Rory Johnston, a commodity economist at Scotiabank, said the industry needs to see oil inventories to continue to fall, but that will require an even wider price differential than the market has seen recently.

"As of today, the WCS discount is sitting at around $12.50 a barrel, which is well below the bare minimum of $15-a-barrel discount you need for oil-by-rail to break even," Johnston said. 

"And we need that differential to be even wider because we don't just need oil-by-rail to break even. We need it to actually provide a profit incentive to get rail companies and oil companies to invest these hundreds of millions of dollars that are needed in new tank cars, new locomotives and train new crews.

Genscape's July estimates come as the province weighs an oil industry idea that the government consider easing its oil curtailment program levels for producers who add crude-by-rail capacity. 

Suncor CEO Mark Little said during the company's second-quarter call with analysts that although his company doesn't traditionally move much crude oil by rail, it would likely add capacity if it can get relief from provincial quotas.

It's an idea that's also found support from Cenovus Energy CEO Alex Pourbaix, who has called the proposal  a "win-win-win situation" for the province, the producers and Alberta taxpayers.

Cenovus rail shipments rose to 36,000 barrels per day in June, up from an average of 16,000 bpd in the first quarter, putting the company on track to reach 100,000 bpd by year-end.
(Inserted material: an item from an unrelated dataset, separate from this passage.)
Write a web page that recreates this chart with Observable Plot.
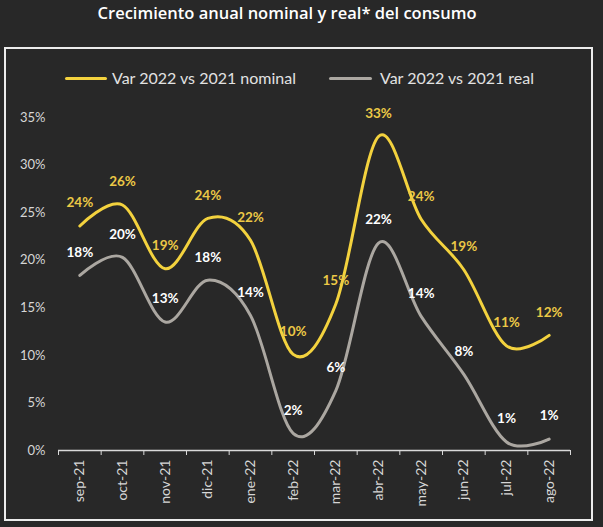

The province implemented its program to restrict oil output after discounts on western Canadian crude soared last fall, a situation blamed on pipeline capacity failing to keep up with growing production levels from the oilsands.

The provincial government has been trying to rid itself of a crude-by-rail contract signed by the former NDP government. Many industry players are interested in taking over the contract, but those discussions have been private.
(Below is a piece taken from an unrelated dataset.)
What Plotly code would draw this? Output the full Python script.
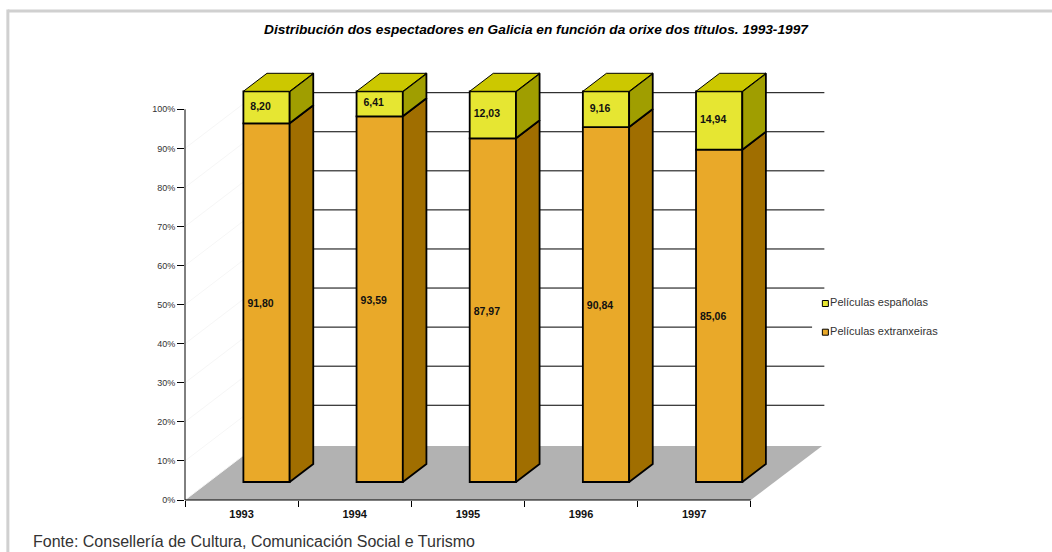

In June, Premier Jason Kenney said "confidential conversations" were going on between government and the private sector actors. He said its "strong preference" is that the private sector take over those contracts.

"Confidential negotiations are ongoing and we anticipate the divestment process will be completed this fall," government spokesperson Samantha Peck said in an email Thursday.

Meanwhile, Alberta has continued to ease its oil curtailment program, announcing recently it would do so again in September.

It said it would allow the maximum amount to be produced by the province's senior oil companies to rise to 3.76 million barrels per day in recognition of lower oil storage levels and more volumes shipped by rail and pipeline.